Friday, September 30, 2011

Week 27: Santo contra los jinetes del terror (Santo Vs The Terror Riders, 1970)

       So here we are, on the other side of the year of El Santo, so to speak. There are more movies seen now than there are to-be-seen. I guess you could say its the downhill stretch. We've still got a ways to go though.

The Velvet Santo.

      This week is a change of pace, as we're treated to Santo in a Western. This time, Santo is called in to help mediate a situation in a remote Mexican village, which is located near a leprosarium. Six Lepers have escaped, and are stealing things along the outskirts of the village. It's up to Santo to capture the Lepers and keep the townspeople from burning down the leprosarium in a fiery act of mob violence.
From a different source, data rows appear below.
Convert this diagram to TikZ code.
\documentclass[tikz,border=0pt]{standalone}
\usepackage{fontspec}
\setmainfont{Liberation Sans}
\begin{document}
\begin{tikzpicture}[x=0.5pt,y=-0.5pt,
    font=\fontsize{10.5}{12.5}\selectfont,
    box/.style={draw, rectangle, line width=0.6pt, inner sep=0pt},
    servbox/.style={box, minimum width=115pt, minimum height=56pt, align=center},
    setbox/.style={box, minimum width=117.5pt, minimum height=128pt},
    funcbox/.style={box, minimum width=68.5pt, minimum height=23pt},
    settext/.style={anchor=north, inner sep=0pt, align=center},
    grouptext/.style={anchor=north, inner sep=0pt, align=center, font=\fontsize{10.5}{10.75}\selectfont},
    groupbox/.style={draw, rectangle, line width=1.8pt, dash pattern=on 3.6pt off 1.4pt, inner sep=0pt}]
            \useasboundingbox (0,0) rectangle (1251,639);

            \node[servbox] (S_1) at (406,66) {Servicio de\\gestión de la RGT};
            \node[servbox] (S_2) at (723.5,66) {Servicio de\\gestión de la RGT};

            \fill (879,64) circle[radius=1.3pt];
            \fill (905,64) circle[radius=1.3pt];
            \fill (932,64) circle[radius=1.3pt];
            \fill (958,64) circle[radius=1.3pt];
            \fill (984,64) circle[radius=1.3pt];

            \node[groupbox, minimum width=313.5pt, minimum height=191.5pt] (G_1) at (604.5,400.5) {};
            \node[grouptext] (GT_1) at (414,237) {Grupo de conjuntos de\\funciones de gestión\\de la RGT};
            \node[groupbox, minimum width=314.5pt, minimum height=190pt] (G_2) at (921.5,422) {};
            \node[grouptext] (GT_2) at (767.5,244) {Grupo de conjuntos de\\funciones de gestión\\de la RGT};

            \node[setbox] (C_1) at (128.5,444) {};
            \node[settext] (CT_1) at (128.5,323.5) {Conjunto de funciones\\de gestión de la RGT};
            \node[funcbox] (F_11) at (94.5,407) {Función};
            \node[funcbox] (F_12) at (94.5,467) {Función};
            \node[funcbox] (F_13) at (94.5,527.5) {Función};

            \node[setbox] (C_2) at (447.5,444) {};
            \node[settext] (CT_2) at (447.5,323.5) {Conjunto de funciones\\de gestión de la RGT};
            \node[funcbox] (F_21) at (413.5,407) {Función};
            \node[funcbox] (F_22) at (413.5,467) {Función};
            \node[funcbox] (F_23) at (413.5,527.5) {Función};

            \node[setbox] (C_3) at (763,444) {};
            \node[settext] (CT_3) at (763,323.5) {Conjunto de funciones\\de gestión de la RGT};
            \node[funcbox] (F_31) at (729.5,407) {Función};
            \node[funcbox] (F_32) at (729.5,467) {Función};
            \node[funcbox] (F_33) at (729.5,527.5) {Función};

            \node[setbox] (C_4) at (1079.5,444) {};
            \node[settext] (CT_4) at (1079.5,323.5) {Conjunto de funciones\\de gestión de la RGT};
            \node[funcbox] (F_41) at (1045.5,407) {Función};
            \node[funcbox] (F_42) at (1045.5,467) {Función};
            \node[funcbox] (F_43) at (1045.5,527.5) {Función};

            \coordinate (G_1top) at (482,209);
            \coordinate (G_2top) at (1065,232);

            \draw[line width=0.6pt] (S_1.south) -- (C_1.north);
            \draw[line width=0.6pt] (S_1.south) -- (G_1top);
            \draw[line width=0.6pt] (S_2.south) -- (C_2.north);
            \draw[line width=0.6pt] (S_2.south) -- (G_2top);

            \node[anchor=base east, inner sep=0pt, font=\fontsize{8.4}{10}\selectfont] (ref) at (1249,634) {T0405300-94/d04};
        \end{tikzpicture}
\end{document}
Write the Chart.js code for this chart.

A Leper trying on some jewelry.

       I guess its suppose to be understood that this is one of Santo's Ancestors in the old west, dealing with this conflict. One might assume its just a very remote part of Mexico in the 1970s, and it easily could be, but Santo seems to be the only one enlightened enough to know there is a "new" cure for Leprosy known as dapsone. Since dapsone was introduced in the early 20th century, I think its safe to assume that the story takes place at least around the time that The Wild Bunch did. There's also no signs of electricity or cars. 

Santo beating another hapless badguy senseless.

     There's some interesting moral quandaries thrown at Santo and the Sheriff, Dario, that he is assisting in this movie. The escaped Lepers aren't dastardly, mustache twirling bad guys, but only sick people who don't want to die fenced off from the rest of the world. They're not out to make anyone sick, and only steal what necessities they need. The real villain of the piece is Camerino, the local alarmist, who turns out to be the secret gang leader for a group of Bandidos. He convinces the Lepers to be a diversion to the townsfolk, while he goes about his criminal activities, planning to double cross them the entire time. 

A leper

      One thing that has become obvious with these later movies, is Santo's age. At this point, in 1970, he had to be in his early 50s, and it shows. In the movie's sole wrestling match, (more a bare knuckle brawl, considering the time period) Santo goes shirtless for the first time in two or three movies, and you can see the beginnings of a Ric Flair sloppy tittied chest. It's no wonder they've had him sporting turtlenecks and jumpers lately. This time out, he wears a fancy purple jacket/shirt thing.

Santo showing his age.

     The Terror Riders turns out to be a sturdy period piece for Santo, and while not a spectacular matinee treat, manages to be leaps and bounds better than the previous two installments.


Three Silver Masks out of a possible Five

Fun Fact: A separate adult version exists, known as "The Lepers & Sex", featuring nude scenes, not performed by El Santo.